* _Exercise prompt_
Give back exactly the lines from the start of the listing to the line containing "0.34, 0.43, 0.33];", inclusive, and nothing beyond them.

* _Data rows_

* start *

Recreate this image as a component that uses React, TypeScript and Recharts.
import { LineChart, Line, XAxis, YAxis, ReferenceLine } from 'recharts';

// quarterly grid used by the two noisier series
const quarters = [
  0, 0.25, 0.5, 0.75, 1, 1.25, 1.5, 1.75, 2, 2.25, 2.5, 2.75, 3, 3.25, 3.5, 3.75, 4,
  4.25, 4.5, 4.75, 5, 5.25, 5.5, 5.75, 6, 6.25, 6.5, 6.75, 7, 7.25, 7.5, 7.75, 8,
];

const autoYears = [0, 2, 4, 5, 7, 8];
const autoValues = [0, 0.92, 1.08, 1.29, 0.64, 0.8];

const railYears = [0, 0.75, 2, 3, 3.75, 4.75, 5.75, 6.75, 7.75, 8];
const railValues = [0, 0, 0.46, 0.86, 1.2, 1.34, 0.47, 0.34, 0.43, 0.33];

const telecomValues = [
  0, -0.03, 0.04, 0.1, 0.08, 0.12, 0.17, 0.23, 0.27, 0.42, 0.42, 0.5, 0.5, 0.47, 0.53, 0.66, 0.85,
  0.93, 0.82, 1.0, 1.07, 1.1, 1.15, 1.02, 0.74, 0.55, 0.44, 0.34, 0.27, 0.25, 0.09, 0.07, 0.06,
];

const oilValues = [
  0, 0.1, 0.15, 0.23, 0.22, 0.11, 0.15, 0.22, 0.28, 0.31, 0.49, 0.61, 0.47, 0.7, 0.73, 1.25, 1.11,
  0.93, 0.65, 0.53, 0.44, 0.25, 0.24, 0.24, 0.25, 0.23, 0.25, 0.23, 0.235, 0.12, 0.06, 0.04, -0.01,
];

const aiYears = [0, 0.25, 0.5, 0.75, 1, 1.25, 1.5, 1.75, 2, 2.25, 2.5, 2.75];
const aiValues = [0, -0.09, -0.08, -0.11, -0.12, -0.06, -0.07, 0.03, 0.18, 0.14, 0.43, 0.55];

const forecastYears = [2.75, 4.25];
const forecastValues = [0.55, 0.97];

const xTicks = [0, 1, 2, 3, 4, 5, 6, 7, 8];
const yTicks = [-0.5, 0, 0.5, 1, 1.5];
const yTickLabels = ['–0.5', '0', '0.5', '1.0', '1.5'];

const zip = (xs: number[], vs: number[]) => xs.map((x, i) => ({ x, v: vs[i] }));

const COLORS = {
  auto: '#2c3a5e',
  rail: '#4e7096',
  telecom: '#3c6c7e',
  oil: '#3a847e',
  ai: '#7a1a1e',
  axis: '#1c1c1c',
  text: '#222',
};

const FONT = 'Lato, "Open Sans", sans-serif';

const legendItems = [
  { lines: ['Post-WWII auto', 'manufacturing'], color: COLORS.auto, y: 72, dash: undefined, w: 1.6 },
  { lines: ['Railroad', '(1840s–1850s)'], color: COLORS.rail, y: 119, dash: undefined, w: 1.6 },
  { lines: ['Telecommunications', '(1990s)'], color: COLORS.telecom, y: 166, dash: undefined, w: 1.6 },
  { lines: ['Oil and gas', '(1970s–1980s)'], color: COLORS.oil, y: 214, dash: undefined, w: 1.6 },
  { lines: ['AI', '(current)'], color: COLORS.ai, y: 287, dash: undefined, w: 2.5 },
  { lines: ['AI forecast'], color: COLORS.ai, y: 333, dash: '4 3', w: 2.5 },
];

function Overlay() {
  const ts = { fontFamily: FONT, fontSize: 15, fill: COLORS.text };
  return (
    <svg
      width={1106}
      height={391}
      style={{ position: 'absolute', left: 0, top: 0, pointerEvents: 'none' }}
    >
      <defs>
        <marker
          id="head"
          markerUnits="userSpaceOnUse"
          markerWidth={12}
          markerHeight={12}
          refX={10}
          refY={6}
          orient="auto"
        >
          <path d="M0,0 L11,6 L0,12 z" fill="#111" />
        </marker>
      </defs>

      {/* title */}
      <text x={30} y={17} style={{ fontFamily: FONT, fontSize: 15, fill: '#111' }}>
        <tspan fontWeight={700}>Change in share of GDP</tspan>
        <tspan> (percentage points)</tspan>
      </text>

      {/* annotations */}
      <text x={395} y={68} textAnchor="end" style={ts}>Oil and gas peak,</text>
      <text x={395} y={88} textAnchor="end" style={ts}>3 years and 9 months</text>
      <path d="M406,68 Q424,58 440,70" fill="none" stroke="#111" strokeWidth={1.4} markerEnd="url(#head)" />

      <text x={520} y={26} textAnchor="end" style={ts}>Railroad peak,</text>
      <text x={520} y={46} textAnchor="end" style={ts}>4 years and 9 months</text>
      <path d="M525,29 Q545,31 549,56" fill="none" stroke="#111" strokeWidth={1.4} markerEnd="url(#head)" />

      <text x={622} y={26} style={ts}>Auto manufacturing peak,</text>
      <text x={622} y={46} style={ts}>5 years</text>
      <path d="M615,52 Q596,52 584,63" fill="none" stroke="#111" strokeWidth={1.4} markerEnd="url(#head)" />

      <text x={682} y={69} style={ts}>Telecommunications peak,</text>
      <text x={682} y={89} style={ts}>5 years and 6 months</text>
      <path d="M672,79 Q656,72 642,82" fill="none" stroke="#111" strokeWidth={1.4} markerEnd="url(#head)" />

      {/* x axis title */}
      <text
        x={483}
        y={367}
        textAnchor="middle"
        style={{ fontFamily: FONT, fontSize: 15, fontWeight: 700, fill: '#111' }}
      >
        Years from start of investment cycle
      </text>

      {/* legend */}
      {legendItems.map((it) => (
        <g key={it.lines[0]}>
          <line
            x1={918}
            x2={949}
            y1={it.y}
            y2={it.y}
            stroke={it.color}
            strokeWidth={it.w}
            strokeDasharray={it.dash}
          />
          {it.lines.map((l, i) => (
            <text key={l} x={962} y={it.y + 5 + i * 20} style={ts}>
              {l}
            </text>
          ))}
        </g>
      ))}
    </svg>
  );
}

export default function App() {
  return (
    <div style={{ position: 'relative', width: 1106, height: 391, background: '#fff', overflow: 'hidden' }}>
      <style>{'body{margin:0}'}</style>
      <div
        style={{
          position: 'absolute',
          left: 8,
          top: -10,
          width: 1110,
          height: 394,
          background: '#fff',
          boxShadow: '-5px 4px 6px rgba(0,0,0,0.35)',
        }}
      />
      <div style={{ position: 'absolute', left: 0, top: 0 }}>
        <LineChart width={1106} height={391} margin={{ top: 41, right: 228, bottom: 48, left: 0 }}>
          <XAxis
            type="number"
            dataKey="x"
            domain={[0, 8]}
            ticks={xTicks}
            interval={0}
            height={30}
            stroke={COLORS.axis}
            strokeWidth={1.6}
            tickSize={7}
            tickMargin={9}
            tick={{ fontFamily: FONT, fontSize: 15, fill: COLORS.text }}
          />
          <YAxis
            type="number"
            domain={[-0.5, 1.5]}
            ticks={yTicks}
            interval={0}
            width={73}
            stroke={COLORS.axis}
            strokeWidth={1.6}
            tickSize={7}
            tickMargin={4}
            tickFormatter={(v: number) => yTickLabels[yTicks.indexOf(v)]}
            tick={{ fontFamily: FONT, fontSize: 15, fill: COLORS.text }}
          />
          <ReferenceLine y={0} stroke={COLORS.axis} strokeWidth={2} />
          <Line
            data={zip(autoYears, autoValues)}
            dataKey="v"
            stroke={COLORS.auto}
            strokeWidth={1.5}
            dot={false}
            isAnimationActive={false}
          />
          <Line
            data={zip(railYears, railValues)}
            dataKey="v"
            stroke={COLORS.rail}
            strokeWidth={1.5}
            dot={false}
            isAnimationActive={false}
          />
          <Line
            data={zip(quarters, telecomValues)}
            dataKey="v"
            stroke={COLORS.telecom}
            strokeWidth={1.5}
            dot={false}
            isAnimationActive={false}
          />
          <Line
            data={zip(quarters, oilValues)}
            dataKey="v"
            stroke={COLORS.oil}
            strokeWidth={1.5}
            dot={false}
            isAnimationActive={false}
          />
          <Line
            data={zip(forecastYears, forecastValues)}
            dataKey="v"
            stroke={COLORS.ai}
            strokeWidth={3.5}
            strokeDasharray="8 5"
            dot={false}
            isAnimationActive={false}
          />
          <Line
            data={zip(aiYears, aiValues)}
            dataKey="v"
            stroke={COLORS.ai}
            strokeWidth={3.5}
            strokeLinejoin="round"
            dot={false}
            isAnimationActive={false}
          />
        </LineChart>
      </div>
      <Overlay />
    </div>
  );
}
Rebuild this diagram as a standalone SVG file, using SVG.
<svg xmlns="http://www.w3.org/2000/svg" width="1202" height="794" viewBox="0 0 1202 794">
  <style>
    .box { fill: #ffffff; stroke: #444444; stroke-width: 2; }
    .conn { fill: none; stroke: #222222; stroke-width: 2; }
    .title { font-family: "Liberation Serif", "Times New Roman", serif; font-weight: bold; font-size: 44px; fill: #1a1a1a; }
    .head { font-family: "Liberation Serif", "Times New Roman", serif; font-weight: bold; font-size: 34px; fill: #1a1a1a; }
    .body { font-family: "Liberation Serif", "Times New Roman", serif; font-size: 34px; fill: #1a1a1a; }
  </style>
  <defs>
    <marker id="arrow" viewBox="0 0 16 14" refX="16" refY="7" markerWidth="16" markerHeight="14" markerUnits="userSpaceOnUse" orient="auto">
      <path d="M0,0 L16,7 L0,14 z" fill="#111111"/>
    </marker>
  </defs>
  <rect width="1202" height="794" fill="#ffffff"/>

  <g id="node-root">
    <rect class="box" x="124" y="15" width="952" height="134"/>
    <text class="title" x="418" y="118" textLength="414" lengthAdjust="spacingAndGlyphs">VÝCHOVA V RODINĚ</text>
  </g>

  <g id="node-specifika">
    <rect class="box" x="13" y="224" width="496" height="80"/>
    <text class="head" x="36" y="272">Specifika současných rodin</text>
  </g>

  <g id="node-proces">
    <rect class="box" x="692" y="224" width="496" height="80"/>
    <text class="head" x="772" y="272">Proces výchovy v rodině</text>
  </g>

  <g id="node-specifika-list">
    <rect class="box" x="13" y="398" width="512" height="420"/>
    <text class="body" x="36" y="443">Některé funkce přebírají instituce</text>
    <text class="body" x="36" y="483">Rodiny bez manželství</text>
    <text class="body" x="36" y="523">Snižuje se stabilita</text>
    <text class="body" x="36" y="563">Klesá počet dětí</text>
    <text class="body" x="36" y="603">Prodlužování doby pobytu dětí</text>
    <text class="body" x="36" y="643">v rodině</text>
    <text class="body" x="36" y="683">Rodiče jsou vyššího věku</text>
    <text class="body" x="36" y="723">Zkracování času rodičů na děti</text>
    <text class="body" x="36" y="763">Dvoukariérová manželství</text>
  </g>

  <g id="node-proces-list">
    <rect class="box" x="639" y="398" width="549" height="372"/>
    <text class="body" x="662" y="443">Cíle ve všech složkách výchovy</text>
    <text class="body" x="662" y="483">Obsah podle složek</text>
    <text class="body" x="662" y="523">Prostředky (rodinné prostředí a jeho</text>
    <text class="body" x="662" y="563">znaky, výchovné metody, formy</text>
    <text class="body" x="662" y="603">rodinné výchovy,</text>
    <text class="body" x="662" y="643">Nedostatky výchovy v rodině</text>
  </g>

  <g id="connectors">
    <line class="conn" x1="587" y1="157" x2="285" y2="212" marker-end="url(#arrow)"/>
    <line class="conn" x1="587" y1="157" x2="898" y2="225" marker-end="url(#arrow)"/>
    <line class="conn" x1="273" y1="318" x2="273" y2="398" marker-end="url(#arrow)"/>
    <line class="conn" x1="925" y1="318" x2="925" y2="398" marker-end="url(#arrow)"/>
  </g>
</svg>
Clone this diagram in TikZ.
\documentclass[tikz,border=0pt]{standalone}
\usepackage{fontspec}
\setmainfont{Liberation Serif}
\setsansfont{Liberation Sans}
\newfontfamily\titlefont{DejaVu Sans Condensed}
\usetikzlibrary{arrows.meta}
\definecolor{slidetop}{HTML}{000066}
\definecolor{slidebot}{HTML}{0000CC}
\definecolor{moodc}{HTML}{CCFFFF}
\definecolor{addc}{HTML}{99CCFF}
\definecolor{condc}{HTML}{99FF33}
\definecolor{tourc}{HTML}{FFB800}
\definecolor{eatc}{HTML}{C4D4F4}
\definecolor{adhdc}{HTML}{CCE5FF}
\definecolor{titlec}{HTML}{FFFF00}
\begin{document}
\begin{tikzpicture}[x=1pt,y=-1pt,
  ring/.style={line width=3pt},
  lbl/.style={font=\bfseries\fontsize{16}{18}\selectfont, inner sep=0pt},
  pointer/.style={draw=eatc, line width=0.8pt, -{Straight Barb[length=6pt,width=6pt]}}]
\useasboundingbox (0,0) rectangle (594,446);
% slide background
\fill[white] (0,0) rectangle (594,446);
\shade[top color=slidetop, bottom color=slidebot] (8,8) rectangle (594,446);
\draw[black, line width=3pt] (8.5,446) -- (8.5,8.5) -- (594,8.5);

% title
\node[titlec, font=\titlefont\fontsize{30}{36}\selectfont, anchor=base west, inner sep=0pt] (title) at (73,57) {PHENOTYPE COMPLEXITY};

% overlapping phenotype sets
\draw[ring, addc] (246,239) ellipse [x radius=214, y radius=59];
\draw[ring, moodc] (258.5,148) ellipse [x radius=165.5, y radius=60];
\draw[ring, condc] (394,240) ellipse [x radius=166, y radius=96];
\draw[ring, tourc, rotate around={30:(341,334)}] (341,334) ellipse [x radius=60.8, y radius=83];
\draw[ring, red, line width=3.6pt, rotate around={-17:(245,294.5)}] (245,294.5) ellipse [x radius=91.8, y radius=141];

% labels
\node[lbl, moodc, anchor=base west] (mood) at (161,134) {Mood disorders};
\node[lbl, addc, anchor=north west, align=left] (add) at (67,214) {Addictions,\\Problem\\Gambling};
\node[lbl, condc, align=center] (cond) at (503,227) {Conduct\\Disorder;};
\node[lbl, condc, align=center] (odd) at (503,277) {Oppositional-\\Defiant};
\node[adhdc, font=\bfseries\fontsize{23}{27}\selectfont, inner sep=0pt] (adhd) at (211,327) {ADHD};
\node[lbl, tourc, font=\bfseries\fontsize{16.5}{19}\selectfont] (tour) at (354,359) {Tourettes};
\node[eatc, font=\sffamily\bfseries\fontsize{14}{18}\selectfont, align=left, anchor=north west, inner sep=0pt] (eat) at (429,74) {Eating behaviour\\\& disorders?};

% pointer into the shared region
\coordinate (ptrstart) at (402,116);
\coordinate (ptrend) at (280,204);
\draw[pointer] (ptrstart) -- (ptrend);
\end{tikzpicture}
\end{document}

* end *

* _Answer to this task_
Recreate this image as a component that uses React, TypeScript and Recharts.
import { LineChart, Line, XAxis, YAxis, ReferenceLine } from 'recharts';

// quarterly grid used by the two noisier series
const quarters = [
  0, 0.25, 0.5, 0.75, 1, 1.25, 1.5, 1.75, 2, 2.25, 2.5, 2.75, 3, 3.25, 3.5, 3.75, 4,
  4.25, 4.5, 4.75, 5, 5.25, 5.5, 5.75, 6, 6.25, 6.5, 6.75, 7, 7.25, 7.5, 7.75, 8,
];

const autoYears = [0, 2, 4, 5, 7, 8];
const autoValues = [0, 0.92, 1.08, 1.29, 0.64, 0.8];

const railYears = [0, 0.75, 2, 3, 3.75, 4.75, 5.75, 6.75, 7.75, 8];
const railValues = [0, 0, 0.46, 0.86, 1.2, 1.34, 0.47, 0.34, 0.43, 0.33];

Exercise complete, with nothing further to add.